- _PROBLEM TO SOLVE_: Omit pictures and quote the listing below line by line, from its start through the line that holds "e=document.createElementNS(NS,tag);for(const k in".

****************

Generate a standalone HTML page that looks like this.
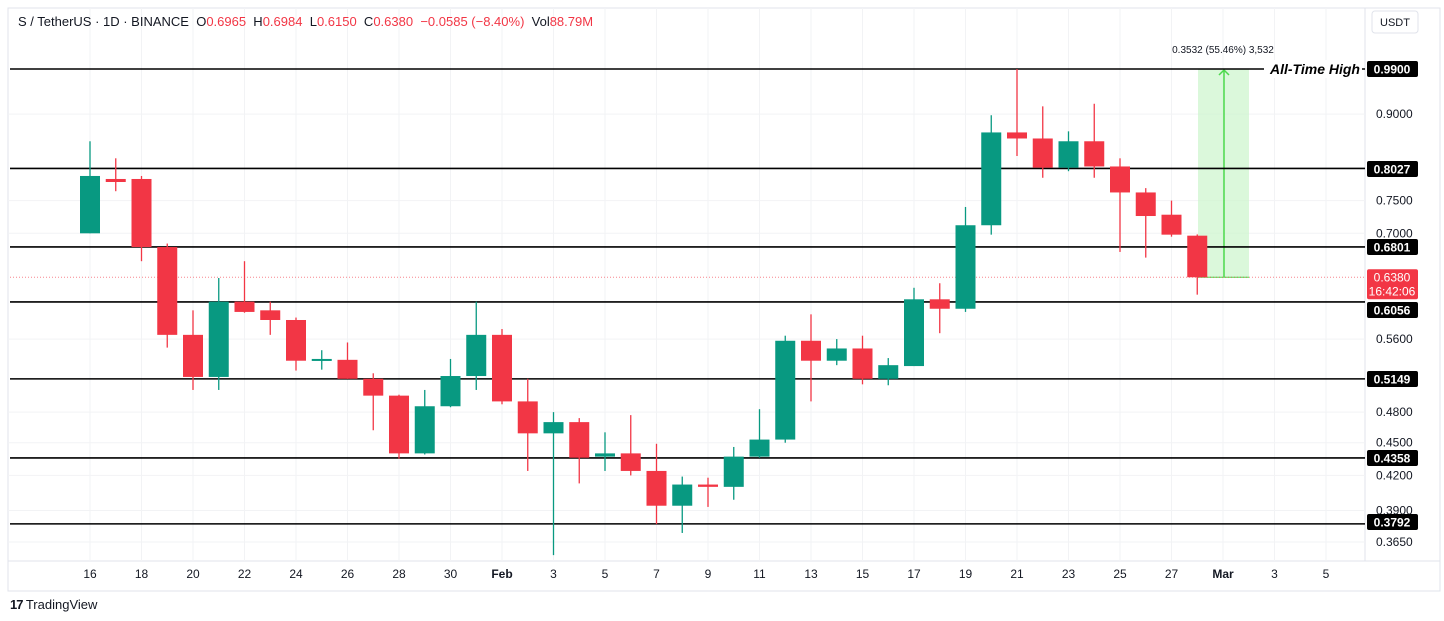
<!DOCTYPE html>
<html><head><meta charset="utf-8">
<style>
body{margin:0;background:#fff;font-family:"Liberation Sans",sans-serif;}
#wrap{position:relative;width:1444px;height:621px;overflow:hidden;}
svg text{font-family:"Liberation Sans",sans-serif;}
</style></head><body>
<div id="wrap">
<svg id="chart" width="1444" height="621"></svg>
</div>
<script>
const dayLabels=["16","18","20","22","24","26","28","30","Feb","3","5","7","9","11","13","15","17","19","21","23","25","27","Mar","3","5"];
const opens =[0.70,0.785,0.785,0.68,0.565,0.517,0.606,0.595,0.583,0.536,0.536,0.515,0.497,0.44,0.486,0.518,0.565,0.491,0.459,0.47,0.437,0.44,0.424,0.394,0.412,0.41,0.437,0.453,0.558,0.535,0.549,0.515,0.529,0.609,0.597,0.712,0.866,0.855,0.804,0.85,0.806,0.763,0.728,0.6965];
const highs =[0.85,0.82,0.79,0.685,0.595,0.637,0.66,0.606,0.586,0.547,0.556,0.521,0.498,0.503,0.537,0.606,0.572,0.515,0.48,0.474,0.46,0.477,0.449,0.419,0.418,0.446,0.483,0.564,0.59,0.56,0.564,0.538,0.624,0.63,0.74,0.898,0.99,0.915,0.868,0.92,0.82,0.77,0.75,0.6984];
const lows  =[0.70,0.765,0.66,0.55,0.503,0.503,0.592,0.565,0.524,0.525,0.515,0.462,0.435,0.439,0.485,0.503,0.488,0.424,0.355,0.413,0.424,0.42,0.379,0.372,0.393,0.399,0.436,0.45,0.491,0.53,0.509,0.508,0.529,0.567,0.593,0.698,0.824,0.787,0.798,0.787,0.673,0.665,0.695,0.615];
const closes=[0.79,0.78,0.68,0.565,0.517,0.606,0.593,0.583,0.535,0.537,0.515,0.497,0.44,0.486,0.518,0.565,0.491,0.459,0.47,0.436,0.44,0.424,0.394,0.412,0.41,0.437,0.453,0.558,0.535,0.549,0.515,0.53,0.609,0.597,0.712,0.866,0.855,0.804,0.85,0.806,0.763,0.726,0.698,0.638];
const levels=[0.99,0.8027,0.6801,0.6056,0.5149,0.4358,0.3792];
const levelLabelY=[69,169,247,310,379,458,522];
const tickVals=[0.90,0.75,0.70,0.56,0.48,0.45,0.42,0.39,0.365];
const lastPrice=0.638;

const svg=document.getElementById('chart');
const NS='http://www.w3.org/2000/svg';
function y(p){return 69+474*(Math.log(0.99)-Math.log(p));}
function x(i){return 90+25.75*i;}
function mk(tag,attrs,parent){const e=document.createElementNS(NS,tag);for(const k in attrs)e.setAttribute(k,attrs[k]);(parent||svg).appendChild(e);return e;}

let fr=mk('rect',{x:8,y:8,width:1432,height:583,fill:'none',stroke:'#e0e3eb'});


let ax=mk('line',{x1:1365,y1:8,x2:1365,y2:561,stroke:'#e0e3eb'});


let bx=mk('line',{x1:8,y1:561,x2:1440,y2:561,stroke:'#e0e3eb'});



dayLabels.forEach((l,k)=>{
  const xx=x(k*2);
  const g=mk('line',{x1:xx,y1:8,x2:xx,y2:561,stroke:'#f2f3f5'});
  
  
  const t=mk('text',{x:xx,y:578,'text-anchor':'middle','font-size':12,fill:'#131722','font-weight':(l==='Feb'||l==='Mar')?'bold':'normal'});
  t.textContent=l;
  
  
});
tickVals.forEach(v=>{
  const g=mk('line',{x1:8,y1:y(v),x2:1365,y2:y(v),stroke:'#f2f3f5'});
  
  
  const t=mk('text',{x:1376,y:y(v)+4,'font-size':12,fill:'#131722'});
  t.textContent=v.toFixed(4);
  
  
});

const mTop=y(0.99),mBot=y(lastPrice);
let mb=mk('rect',{x:1198,y:mTop,width:51,height:mBot-mTop,fill:'#ccf5cc',opacity:0.7});


let ml=mk('line',{x1:1224,y1:mBot,x2:1224,y2:mTop+1,stroke:'#4cd94c','stroke-width':1.5});


let mh=mk('polyline',{points:`1219,${mTop+6} 1224,${mTop+1} 1229,${mTop+6}`,fill:'none',stroke:'#4cd94c','stroke-width':1.5});


let mbl=mk('line',{x1:1198,y1:mBot,x2:1249,y2:mBot,stroke:'#4cd94c'});


let mt=mk('text',{x:1223,y:53,'text-anchor':'middle','font-size':10,fill:'#131722'});
mt.textContent='0.3532 (55.46%) 3,532';



levels.forEach((v,i)=>{
  const l=mk('line',{x1:10,y1:y(v),x2:1365,y2:y(v),stroke:'#000','stroke-width':1.6});
  
  
});
let cp=mk('line',{x1:10,y1:y(lastPrice),x2:1365,y2:y(lastPrice),stroke:'#f23645','stroke-width':1,'stroke-dasharray':'1 2',opacity:0.6});



opens.forEach((o,i)=>{
  const c=closes[i],up=c>=o,col=up?'#089981':'#f23645';
  const cx=x(i);
  const w=mk('line',{x1:cx,y1:y(highs[i]),x2:cx,y2:y(lows[i]),stroke:col,'stroke-width':1.3});
  
  
  const t=Math.min(y(o),y(c)),h=Math.max(2,Math.abs(y(o)-y(c)));
  const b=mk('rect',{x:cx-10,y:t,width:20,height:h,fill:col});
  
  
});

let ab=mk('rect',{x:1264,y:60,width:98,height:18,fill:'#fff'});


let at=mk('text',{x:1270,y:74,'font-size':14,'font-weight':'bold','font-style':'italic',fill:'#000'});
at.textContent='All-Time High';



levels.forEach((v,i)=>{
  const yy=levelLabelY[i];
  const r=mk('rect',{x:1367,y:yy-8,width:51,height:16,rx:2,fill:'#000'});
  
  
  const t=mk('text',{x:1392,y:yy+4.5,'text-anchor':'middle','font-size':12,'font-weight':'bold',fill:'#fff'});
  t.textContent=v.toFixed(4);
  
  
});
let cr=mk('rect',{x:1367,y:y(lastPrice)-8,width:51,height:30,rx:2,fill:'#f23645'});


let ct=mk('text',{x:1392,y:y(lastPrice)+4,'text-anchor':'middle','font-size':12,fill:'#fff'});
ct.textContent=lastPrice.toFixed(4);


let cd=mk('text',{x:1392,y:y(lastPrice)+18,'text-anchor':'middle','font-size':12,fill:'#fff'});
cd.textContent='16:42:06';



let ub=mk('rect',{x:1372,y:11,width:46,height:22,rx:3,fill:'#fff',stroke:'#e0e3eb'});


let ut=mk('text',{x:1395,y:26,'text-anchor':'middle','font-size':11,fill:'#131722'});
ut.textContent='USDT';


</script>
<div style="position:absolute;left:18px;top:14px;font-size:13px;color:#131722;white-space:nowrap;">S / TetherUS · 1D · BINANCE&nbsp;&nbsp;O<span style="color:#f23645">0.6965</span>&nbsp;&nbsp;H<span style="color:#f23645">0.6984</span>&nbsp;&nbsp;L<span style="color:#f23645">0.6150</span>&nbsp;&nbsp;C<span style="color:#f23645">0.6380</span>&nbsp;&nbsp;<span style="color:#f23645">−0.0585 (−8.40%)</span>&nbsp;&nbsp;Vol<span style="color:#f23645">88.79M</span></div>
<div style="position:absolute;left:10px;top:597px;font-size:13px;color:#131722;white-space:nowrap;"><b style="font-size:13px;letter-spacing:-1px">17</b> TradingView</div>
</body></html>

****************

- _ANSWER TO THIS EXERCISE_:
Generate a standalone HTML page that looks like this.
<!DOCTYPE html>
<html><head><meta charset="utf-8">
<style>
body{margin:0;background:#fff;font-family:"Liberation Sans",sans-serif;}
#wrap{position:relative;width:1444px;height:621px;overflow:hidden;}
svg text{font-family:"Liberation Sans",sans-serif;}
</style></head><body>
<div id="wrap">
<svg id="chart" width="1444" height="621"></svg>
</div>
<script>
const dayLabels=["16","18","20","22","24","26","28","30","Feb","3","5","7","9","11","13","15","17","19","21","23","25","27","Mar","3","5"];
const opens =[0.70,0.785,0.785,0.68,0.565,0.517,0.606,0.595,0.583,0.536,0.536,0.515,0.497,0.44,0.486,0.518,0.565,0.491,0.459,0.47,0.437,0.44,0.424,0.394,0.412,0.41,0.437,0.453,0.558,0.535,0.549,0.515,0.529,0.609,0.597,0.712,0.866,0.855,0.804,0.85,0.806,0.763,0.728,0.6965];
const highs =[0.85,0.82,0.79,0.685,0.595,0.637,0.66,0.606,0.586,0.547,0.556,0.521,0.498,0.503,0.537,0.606,0.572,0.515,0.48,0.474,0.46,0.477,0.449,0.419,0.418,0.446,0.483,0.564,0.59,0.56,0.564,0.538,0.624,0.63,0.74,0.898,0.99,0.915,0.868,0.92,0.82,0.77,0.75,0.6984];
const lows  =[0.70,0.765,0.66,0.55,0.503,0.503,0.592,0.565,0.524,0.525,0.515,0.462,0.435,0.439,0.485,0.503,0.488,0.424,0.355,0.413,0.424,0.42,0.379,0.372,0.393,0.399,0.436,0.45,0.491,0.53,0.509,0.508,0.529,0.567,0.593,0.698,0.824,0.787,0.798,0.787,0.673,0.665,0.695,0.615];
const closes=[0.79,0.78,0.68,0.565,0.517,0.606,0.593,0.583,0.535,0.537,0.515,0.497,0.44,0.486,0.518,0.565,0.491,0.459,0.47,0.436,0.44,0.424,0.394,0.412,0.41,0.437,0.453,0.558,0.535,0.549,0.515,0.53,0.609,0.597,0.712,0.866,0.855,0.804,0.85,0.806,0.763,0.726,0.698,0.638];
const levels=[0.99,0.8027,0.6801,0.6056,0.5149,0.4358,0.3792];
const levelLabelY=[69,169,247,310,379,458,522];
const tickVals=[0.90,0.75,0.70,0.56,0.48,0.45,0.42,0.39,0.365];
const lastPrice=0.638;

const svg=document.getElementById('chart');
const NS='http://www.w3.org/2000/svg';
function y(p){return 69+474*(Math.log(0.99)-Math.log(p));}
function x(i){return 90+25.75*i;}
function mk(tag,attrs,parent){const e=document.createElementNS(NS,tag);for(const k in attrs)e.setAttribute(k,attrs[k]);(parent||svg).appendChild(e);return e;}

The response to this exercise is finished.